None of the items in the disclosure list was checked, including the listed item “dampness in walls/ floors”.

Moolman paid the full purchase price and after transfer, she was given the keys to the property.

In planning for renovations to the property, she discovered damp, triggering the present proceedings.

The issue earlier before the lower court was whether (one or both of) the sellers were liable for the cost of repairing damp in and around the property, in light of the voetstoots clause in the sale agreement. The magistrate found that both the sellers were liable.

Mr Gortzen was unhappy with the magistrate’s finding that there was in fact damp across the property, and that this constituted a latent defect amenable to a claim. His version was that he was aware of dampness in only two areas - the kitchen and dining room.

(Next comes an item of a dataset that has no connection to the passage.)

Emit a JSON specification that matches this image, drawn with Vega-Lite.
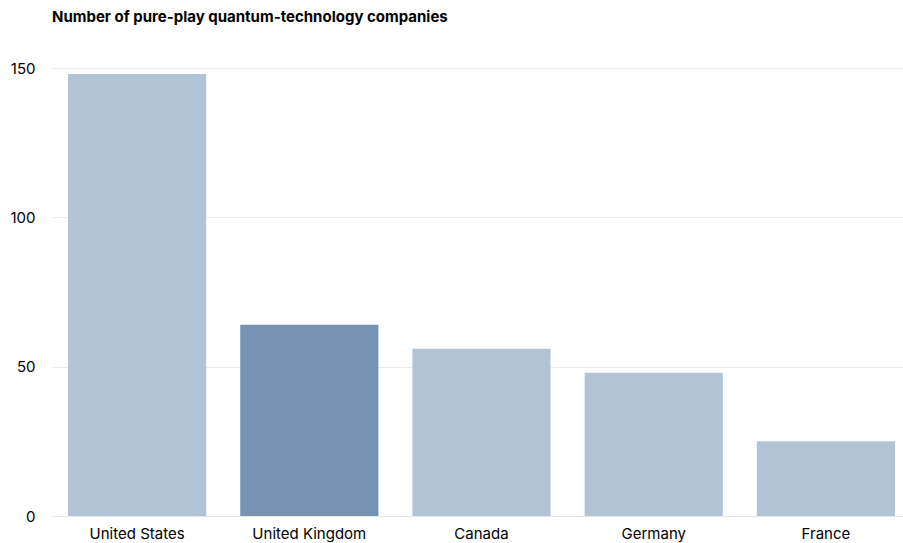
{
  "$schema": "https://vega.github.io/schema/vega-lite/v6.json",
  "width": 851,
  "height": 448,
  "autosize": "none",
  "padding": {"left": 52, "top": 68, "right": 0, "bottom": 27},
  "background": "white",
  "title": {
    "text": "Number of pure-play quantum-technology companies",
    "anchor": "start",
    "frame": "group",
    "font": "Inter",
    "fontSize": 15,
    "fontWeight": "bold",
    "color": "#000000",
    "offset": 36
  },
  "data": {
    "values": [
      {"country": "United States", "companies": 148, "highlight": "no"},
      {"country": "United Kingdom", "companies": 64, "highlight": "yes"},
      {"country": "Canada", "companies": 56, "highlight": "no"},
      {"country": "Germany", "companies": 48, "highlight": "no"},
      {"country": "France", "companies": 25, "highlight": "no"}
    ]
  },
  "mark": {"type": "bar"},
  "encoding": {
    "x": {
      "field": "country",
      "type": "nominal",
      "sort": null,
      "scale": {"paddingInner": 0.1977, "paddingOuter": 0.0698, "align": 0.667},
      "axis": {
        "title": null,
        "labelAngle": 0,
        "labelFont": "Inter",
        "labelFontSize": 15,
        "labelColor": "#000000",
        "labelPadding": 10,
        "ticks": false,
        "domain": true,
        "domainColor": "#e6e6e6",
        "domainWidth": 1
      }
    },
    "y": {
      "field": "companies",
      "type": "quantitative",
      "scale": {"domain": [0, 150]},
      "axis": {
        "title": null,
        "values": [0, 50, 100, 150],
        "labelFont": "Inter",
        "labelFontSize": 15,
        "labelColor": "#000000",
        "labelPadding": 17,
        "ticks": false,
        "domain": false,
        "grid": true,
        "gridColor": "#ebebeb",
        "gridWidth": 1
      }
    },
    "color": {
      "field": "highlight",
      "type": "nominal",
      "scale": {"domain": ["no", "yes"], "range": ["#b2c3d5", "#7793b3"]},
      "legend": null
    }
  },
  "config": {"view": {"stroke": null}}
}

The high court said the finding that there was damp in and around the property cannot be gainsaid. It was agreed between the seller and the buyer’s experts that the interior walls of the garage, the entrance hall and the windows by the water feature, the entire perimeter wall, the west side exterior wall, and the columns were affected by damp.

This damp qualified as a defect because it affected the use and value of the property, the court said.

Both appellants (the sellers) disputed that they were aware of the defects at issue, and that they concealed them from the buyer.

Mrs Gortzen’s version was that during her marriage to her now former husband, she was not responsible for the maintenance of the property. It was attended to by her husband.

She said he had not apprised her of either the bubbling paint in the dining room or the damp smell in the kitchen. She was consequently wholly unaware of any damp issues in or around the property – a position she submitted was consistent with the experts’ evidence that damp can go undetected for years.

She also testified that she retained a number of contractors to “beautify” the property in advance of marketing it for sale in the hope that, by neatening it up, she and her husband would sell the property as quickly as possible and fetch the best possible price.

Mrs Gortzen said because she was herself ignorant of the dampness, she could not have sought to conceal it. The lower court, however, found that on a balance of probabilities, both she and her husband at the time had known of the damp and had designedly concealed it during the sale.

Their appeal was subsequently turned down.